Dit artikel is een standaardbepaling over sancties bij inbreuken op het beginsel van gelijke behandeling. De eerdere op artikel 13 gebaseerde richtlijnen bevatten soortgelijke bepalingen.

26.

Artikel 14


Dit artikel is een standaardbepaling over de behoefte aan transparantie. Het waarborgt dat alle relevante personen op de hoogte worden gebracht van bepalingen op het door de richtlijn bestreken gebied.

27.

Artikel 15


Dit artikel beschrijft de procedures voor het toezicht op en de rapportage over de toepassing van het beginsel van gelijke behandeling. De rapportageprocedures vereisen:

- een verslag na de omzetting van de richtlijn maar vóór het verstrijken van de overgangsperiode voor de geleidelijke uitbanning van het gebruik van seksegerelateerde actuariële factoren bij verzekeringen enzovoort; en

- een tweede verslag twee jaar na afloop van de overgangsperiode voor seksegerelateerde actuariële factoren; en

- continu toezicht met verslagen om de vijf jaar.

De impact van de richtlijn zal daarom zorgvuldig worden beoordeeld, zodat alle noodzakelijke aanpassingen van het rechtskader tijdig kunnen worden voorgesteld.

28.

Artikel 16


Dit artikel beschrijft de procedures voor de toepassing van de richtlijn. De Commissie stelt voor dat de lidstaten in het algemeen twee jaar krijgen om de richtlijn in nationale wetgeving om te zetten (zie ook artikel 4).

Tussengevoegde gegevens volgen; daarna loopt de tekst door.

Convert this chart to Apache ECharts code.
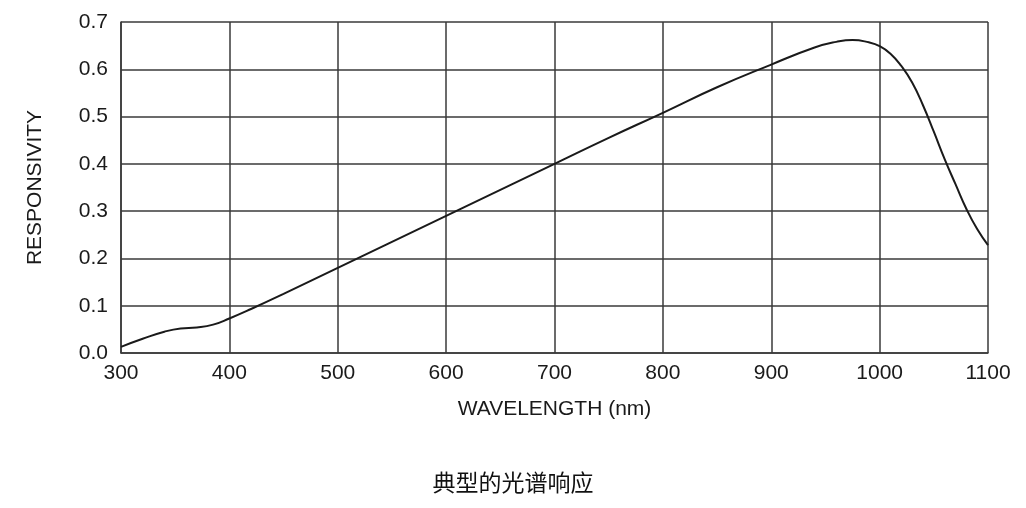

In overeenstemming met een recente afspraak verplicht het artikel de lidstaten om de Commissie in kennis te stellen van de bij de omzetting van de richtlijn goedgekeurde bepalingen en van een transponeringstabel ter weergave van het verband tussen deze bepalingen en de richtlijn.

29.

Artikel 17


Deze bepaling betreft de datum van inwerkingtreding van de richtlijn.

30.

Artikel 18


Deze bepaling verduidelijkt dat de richtlijn aan de lidstaten gericht is.

31.

VII. Toepassing op de Europese Economische Ruimte


De tekst is van belang voor de Europese Economische Ruimte en de richtlijn zal na een besluit van het Gemengd Comité van de EER van toepassing zijn op de landen van de Europese Economische Ruimte die geen lid van de EU zijn.